Italy: The Days of Abandonment by Elena Ferrante

Olga grows up with a severe fear of becoming one of those women who “broke like knickknacks in the hands of their straying men.” As a child, she watches “a large, energetic” neighbor disintegrate after being left by her husband. From her mother, she learns that this problem of women being devastated by abandonment is widespread. So, she prioritizes her husband’s career over hers. She avoids “raised voices, movements that were too brusque” and learns “to speak little and in a thoughtful manner.” When her husband leaves her anyway, she tells herself not to be like that poverella of her childhood. The darkness doesn’t seek her permission as it drags her down and, in her descent, she becomes crass and paranoid, the kind of woman who terrifies her own children and alienates her friends. Like that poverella. At her lowest moment, she defecates in the vegetation at the neighborhood park. This is a story of a woman who walks through fire to learn the meaning of solidarity and, in doing so, finds her voice. 

Zimbabwe: Nervous Conditions by Tsitsi Dangarembga

Our young narrator, Tambu, begins her story with a confession: “I was not sorry when my brother died.” She lives in a village with her family, helping out on the farm, herding the cows, fetching water, and cooking. The family sends her and her older brother, Nhamo, to school, but Nhamo gets the better deal: he goes to the mission school where his foreign-educated uncle is the principal and lives in a comfortable house with running water. Tambu’s education is not guaranteed as there’s not always enough money to pay the fees for the local school, and her father tells her to focus on learning the skills she needs to be a good wife. Nhamo is increasingly detached from his family in the countryside. When he visits during school breaks, he contributes little and abuses his little sister.

Despite witnessing her brother’s inability to be transformed by education, Tambu latches onto the hope that there is a better life to be gained through education. Look at her uncle’s educated wife. When Tambu leaves the village to attend the mission school and later to a better one, she realizes that even as one moves across class borders, women’s status remains one of alienation, and that race further complicates and increases that alienation. She excels in the classroom but her liberation comes from the piercing clarity she gains about family and her own place in the world.

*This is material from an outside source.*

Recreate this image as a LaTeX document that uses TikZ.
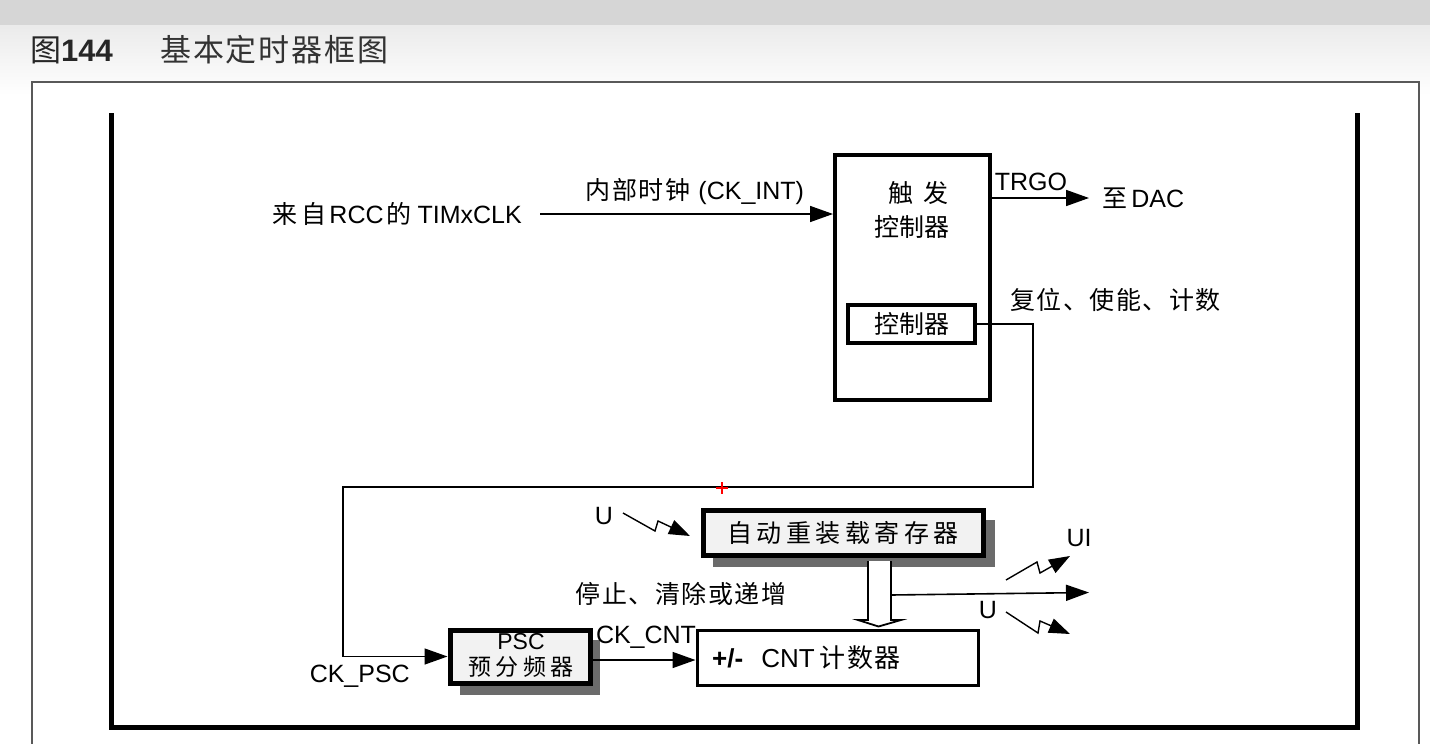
\documentclass[tikz,border=0pt]{standalone}
\usepackage{fontspec}
\setmainfont{Liberation Sans}
\newfontfamily\cjk{Noto Sans CJK SC}
\newfontfamily\cjksp[LetterSpace=18]{Noto Sans CJK SC}
\newfontfamily\cjkss[LetterSpace=6]{Noto Sans CJK SC}
\usetikzlibrary{arrows.meta,calc}
\begin{document}
\begin{tikzpicture}[x=1pt,y=-1pt,
  lbl/.style={inner sep=0pt, font=\fontsize{25}{28}\selectfont},
  ln/.style={line width=1.6pt},
  arr/.style={line width=1.6pt, -{Triangle[length=23pt,width=16pt]}},
  zarr/.style={line width=1.4pt, -{Triangle[length=21pt,width=15pt]}, line join=miter},
  tbox/.style={draw, line width=4pt, inner sep=0pt, fill=white, font=\fontsize{25}{28}\selectfont},
  gbox/.style={draw, line width=5pt, inner sep=0pt, fill=black!5, font=\fontsize{24}{27}\selectfont},
  shadowc/.style={fill=black!58, draw=none}
]
\useasboundingbox (0,0) rectangle (1430,744);
% background
\fill[white] (0,0) rectangle (1430,744);
\shade[top color=black!8, bottom color=white] (0,25) rectangle (1430,95);
\fill[black!16] (0,0) rectangle (1430,25);
% title
\node[inner sep=0pt, anchor=west, text=black!85] (fig) at (30,50) {{\fontsize{31}{34}\selectfont\cjk 图}{\fontsize{31}{34}\selectfont\bfseries 144}};
\node[inner sep=0pt, anchor=west, text=black!80] (title) at (160,50) {\fontsize{31}{34}\selectfont\cjkss 基本定时器框图};
% outer frame
\draw[line width=2pt, draw=black!65, fill=white] (32,760) -- (32,82) -- (1419,82) -- (1419,760);
% inner U frame
\draw[line width=5pt, line join=miter] (111,113) -- (111,727) -- (1357,727) -- (1357,113);

% trigger controller
\node[tbox, minimum width=155pt, minimum height=245pt] (trig) at (912.5,277.5) {};
\node[lbl] (trigA) at (918,193) {\cjk 触\hspace{10pt}发};
\node[lbl] (trigB) at (912,227) {\cjk 控制器};
\node[tbox, minimum width=127pt, minimum height=38pt] (ctrl) at (911.5,324) {\cjk 控制器};

% input clock
\node[lbl, anchor=east] (src) at (522,214) {{\cjk 来\hspace{4pt}自\hspace{3pt}}RCC{\cjk\hspace{3pt}的}\hspace{6pt}TIMxCLK};
\coordinate (inS) at (540,214);
\draw[arr] (inS) -- (inS -| trig.west);
\node[lbl] (ckint) at (695,192) {{\cjkss 内部时钟}\hspace{8pt}(CK\_INT)};

% TRGO
\node[lbl, anchor=west] (dac) at (1102,198) {{\cjk 至}\,DAC};
\coordinate (trgS) at (trig.east |- dac.west);
\draw[arr] (trgS) -- ([xshift=-13pt]dac.west);
\node[lbl] (trgo) at (1031,182) {TRGO};
\node[lbl, anchor=west] (rst) at (1010,300) {\cjkss 复位、使能、计数};

% PSC with shadow
\fill[shadowc] (460,640) rectangle (600,695);
\node[gbox, minimum width=140pt, minimum height=53pt, align=center] (psc) at (520,656.5) {};
\node[lbl, font=\fontsize{23}{25}\selectfont] (pscA) at (521,642) {PSC};
\node[lbl, font=\fontsize{23}{25}\selectfont] (pscB) at (521,667) {\cjksp 预分频器};
\node[lbl, anchor=east] (ckpsc) at (410,676) {CK\_PSC};

% control path
\coordinate (c1) at (1033,324);
\coordinate (c2) at (343,487);
\draw[arr, line width=1.4pt] (ctrl.east) -- (c1) |- (c2) |- (psc.west);

% auto reload register with shadow
\fill[shadowc] (713,520) rectangle (995,567);
\node[gbox, minimum width=280pt, minimum height=45pt, font=\fontsize{25}{27}\selectfont] (arr) at (843,533) {\cjksp 自动重装载寄存器};

% counter
\node[draw, line width=3pt, inner sep=0pt, fill=white, minimum width=281pt, minimum height=55pt] (cnt) at (837.5,657.5) {};
\node[lbl, anchor=west, font=\fontsize{26}{28}\selectfont] (cntt) at (712,658) {\textbf{+/-}\hspace{18pt}CNT\hspace{5pt}{\cjkss 计数器}};

% CK_CNT
\draw[arr] (psc.east |- 0,660) -- (cnt.west |- 0,660);
\node[lbl] (ckcnt) at (646,637) {CK\_CNT};
\node[lbl] (stop) at (681,594) {\cjkss 停止、清除或递增};

% hollow transfer arrow
\draw[line width=1.8pt, line join=miter, fill=white]
  ($(arr.south)+(25,3)$) -- ($(arr.south)+(25,62)$) -- ($(arr.south)+(15,62)$)
  -- ($(cnt.north)+(41,-2)$) -- ($(arr.south)+(58,62)$) -- ($(arr.south)+(48,62)$)
  -- ($(arr.south)+(48,3)$);
% output arrow
\coordinate (oS) at ($(arr.south)+(48,37)$);
\coordinate (oE) at (1089,592.5);
\draw[arr] (oS) -- (oE);

% lightning arrows
\node[lbl] (u1) at (604,516) {U};
\draw[zarr] (623,513) -- (655,531) -- (658,521) -- (690,536);
\node[lbl] (ui) at (1079,538) {UI};
\draw[zarr] (1006,580) -- (1037,562) -- (1040,573) -- (1070,556);
\node[lbl] (u2) at (988,610) {U};
\draw[zarr] (1006,612) -- (1038,633) -- (1040,621) -- (1070,634);

% red cursor mark
\draw[red, line width=1.4pt] (716,488) -- (728,488) (722,482) -- (722,494);
\end{tikzpicture}
\end{document}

Nigeria: My Sister, the Serial Killer by Oyinkan Braithwaite

Korede spends her day keeping order at the hospital where she’s a supervisor nurse. By night, she’s cleaning after a younger sister with a penchant for stabbing her boyfriends to death. The knife Ayoola uses to cut her boyfriends was inherited from a father whose only moments of tenderness were spent on the cleaning of that tool, which he guarded so fiercely that he once threw Ayoola at the wall for smearing it with chocolate. Korede doesn’t know what to do with her sister, who claims that she only kills in self-defense. But where are the wounds, the bruises? Still, Ayoola calls her big sister after every kill and Korede arrives with the material and expertise required to clean the crime scene of “all trace of life” and dispose of the body. What to do then? Should she go to the police? Should she at least cut her sister out of her life? This is a story about the meaning and limits of sisterhood and solidarity in a patriarchal world.